Levy is the chief negotiator in the transfer of players for Tottenham. He has acquired a reputation for tough negotiation in the club's transfer dealings; former Manchester United manager Sir Alex Ferguson described negotiating with Levy over the transfer of Dimitar Berbatov as "more painful than my hip replacement". In 2013, Levy negotiated a then-world record fee of £86 million for the transfer of Gareth Bale to Real Madrid. Levy is particularly known for his last-minute dealings on deadline days, with notable examples including the signings of Rafael van der Vaart and Hugo Lloris. He is also known for targeting young players, in the hopes of developing them into major stars; this strategy has seen such successes as Gareth Bale, Christian Eriksen, and Son Heung-min.

Levy has been criticised by Tottenham supporters and pundits alike for not investing more money in the transfer market; in the first four years of Pochettino's tenure as Spurs manager, the club had a net spend of £29 million on transfer fees, considerably lower than the other major clubs in the same period. In 2018, Tottenham became the first Premier League club to make no signings during a summer transfer window.

Levy has been instrumental in attracting corporate partners to the club in multi-million pound sponsorship deals, including current partners Nike and AIA. He negotiated multiple shirt sponsorships in 2010, agreeing a deal with software infrastructure company Autonomy as the club's shirt sponsor in the Premier League, while Investec became shirt sponsor for Champions League and domestic cup competitions.

Levy has also promoted governance issues related to the Premier League, most recently advocating enhanced financial controls for all owners to ensure the long-term financial stability of clubs. In 2007, he lobbied successfully for clubs to be allowed to name seven players on the substitute bench, in order to encourage the inclusion of youngsters; the change was ratified in February 2008.

===Club training ground===
In 2012, the club moved to its new training base set in 80 acres of greenbelt land. Planning and construction of the facility took over seven years and a player accommodation lodge was added later. The Brazil national team stayed at the lodge to prepare for the 2018 World Cup.

===New stadium===

Levy oversaw the construction of a new, larger stadium adjacent to and replacing the White Hart Lane site, from its design to the construction. The Northumberland Development Project was announced in 2008, with the building of a new club stadium as its centrepiece. After some delay, the construction of the new venue started in 2015. The stadium was designed with an initial capacity of 62,062, making it the largest club stadium in London and the second largest in the country. The project is intended to be a catalyst for the regeneration of Tottenham to bring new jobs and homes to the area.

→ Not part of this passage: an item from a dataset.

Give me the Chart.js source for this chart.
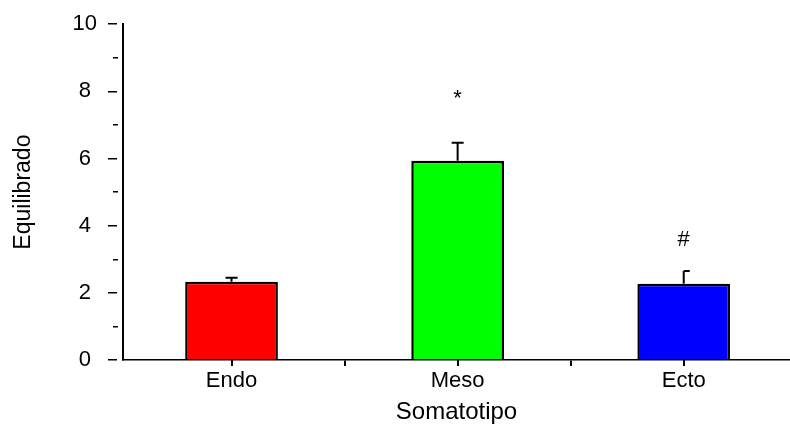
<!DOCTYPE html>
<html>
<head>
<meta charset="utf-8">
<script src="https://cdn.jsdelivr.net/npm/chart.js@4"></script>
<style>
  body { margin: 0; background: #fff; }
  #wrap { width: 790px; height: 429px; position: relative; }
</style>
</head>
<body>
<div id="wrap"><canvas id="myChart"></canvas></div>
<script>
const categories = ['Endo', 'Meso', 'Ecto'];
const means = [2.33, 5.93, 2.27];
const errors = [0.12, 0.54, 0.38];
const marks = ['', '*', '#'];
const markValues = [null, 7.6, 3.4];
const barColors = ['#ff0000', '#00ff00', '#0000ff'];
const capSides = ['both', 'both', 'right'];
const yLabels = [0, 2, 4, 6, 8, 10];

Chart.defaults.font.family = "'Liberation Sans', Arial, sans-serif";
Chart.defaults.font.size = 22;
Chart.defaults.color = '#000';

// error bars, significance marks and the category tick marks under the bars
const extrasPlugin = {
  id: 'extras',
  afterDraw(chart) {
    const { ctx, scales: { x, y } } = chart;
    const bars = chart.getDatasetMeta(0).data;
    ctx.save();
    ctx.strokeStyle = '#000';
    ctx.lineWidth = 2;
    bars.forEach((bar, i) => {
      const top = y.getPixelForValue(means[i] + errors[i]);
      const base = y.getPixelForValue(means[i]);
      const half = 6;
      ctx.beginPath();
      ctx.moveTo(bar.x, base);
      ctx.lineTo(bar.x, top);
      const left = capSides[i] === 'right' ? bar.x : bar.x - half;
      ctx.moveTo(left, top);
      ctx.lineTo(bar.x + half, top);
      // tick mark below the axis at the category centre
      const cx = Math.round(x.getPixelForValue(i));
      ctx.moveTo(cx, x.top);
      ctx.lineTo(cx, x.top + 6);
      ctx.stroke();
    });

    ctx.fillStyle = '#000';
    ctx.font = "22px 'Liberation Sans', Arial, sans-serif";
    ctx.textAlign = 'center';
    ctx.textBaseline = 'alphabetic';
    bars.forEach((bar, i) => {
      if (!marks[i]) return;
      ctx.fillText(marks[i], bar.x, y.getPixelForValue(markValues[i]));
    });
    ctx.restore();
  }
};

new Chart('myChart', {
  type: 'bar',
  data: {
    datasets: [{
      data: categories.map((c, i) => ({ x: i, y: means[i] })),
      backgroundColor: barColors,
      borderColor: '#000',
      borderWidth: 2.5,
      barPercentage: 0.82,
      categoryPercentage: 1
    }]
  },
  plugins: [extrasPlugin],
  options: {
    responsive: true,
    maintainAspectRatio: false,
    animation: false,
    layout: { padding: { top: 20, right: 0, left: 0, bottom: 0 } },
    plugins: {
      legend: { display: false },
      tooltip: { enabled: false }
    },
    scales: {
      x: {
        type: 'linear',
        offset: false,
        min: -0.48,
        max: 2.47,
        afterBuildTicks: s => { s.ticks = [0, 0.5, 1, 1.5, 2].map(v => ({ value: v })); },
        afterFit: s => { s.height = 69; },
        grid: { offset: false, drawOnChartArea: false, tickLength: 6, color: '#000', lineWidth: 2 },
        border: { color: '#000', width: 1.5 },
        ticks: {
          padding: 2,
          maxRotation: 0,
          autoSkip: false,
          callback: v => Number.isInteger(v) ? categories[v] : ''
        },
        title: { display: true, text: 'Somatotipo', font: { size: 24 }, padding: { top: 0, bottom: 2 } }
      },
      y: {
        min: 0,
        max: 10,
        afterFit: s => { s.width = 123; },
        ticks: {
          stepSize: 1,
          padding: 11,
          crossAlign: 'center',
          callback: v => yLabels.includes(v) ? v : ''
        },
        grid: {
          drawOnChartArea: false,
          tickLength: 15,
          color: '#000',
          lineWidth: 1.5,
          tickBorderDash: ctx => (ctx.tick && ctx.tick.value % 2 === 0) ? [9, 20] : [0, 5, 5, 20]
        },
        border: { color: '#000', width: 2 },
        title: { display: true, text: 'Equilibrado', font: { size: 23 }, padding: { top: 10, bottom: 0 } }
      }
    }
  }
});
</script>
</body>
</html>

For the 2017–18 season, Levy negotiated the club's move to Wembley Stadium for one year to allow demolition of the old venue and the completion of a new stadium on the same site as White Hart Lane. During their time at Wembley, the club broke the Premier League attendance record several times, as well as the Champions League attendance record for a British club.

The new stadium officially opened on 3 April 2019, branded as Tottenham Hotspur Stadium. It includes the world's first dividing retractable pitch to accommodate other leading sports, notably American football (NFL) games, and entertainment events. The design allowed the club to agree a ten-year deal to host NFL matches at their new home from 2018 onwards. The stadium is reported to have cost £1.2 billion, and a financial analysis in February 2021 indicated that construction of the stadium is largely responsible for burdening Tottenham with a £1.177 billion debt, the biggest of all European clubs.

==Awards==
In November 2017, Levy was named CEO of the Year at the Football Business Awards. He was appointed Commander of the Order of the British Empire (CBE) in the 2026 New Year Honours for services to Charity and the community in Tottenham.

==Personal life==
Levy is Jewish. He is married to his former PA, Tracy Dixon, and they have four children.

His son, Josh Levy, is a non executive director of pub chain, Mitchell & Butler.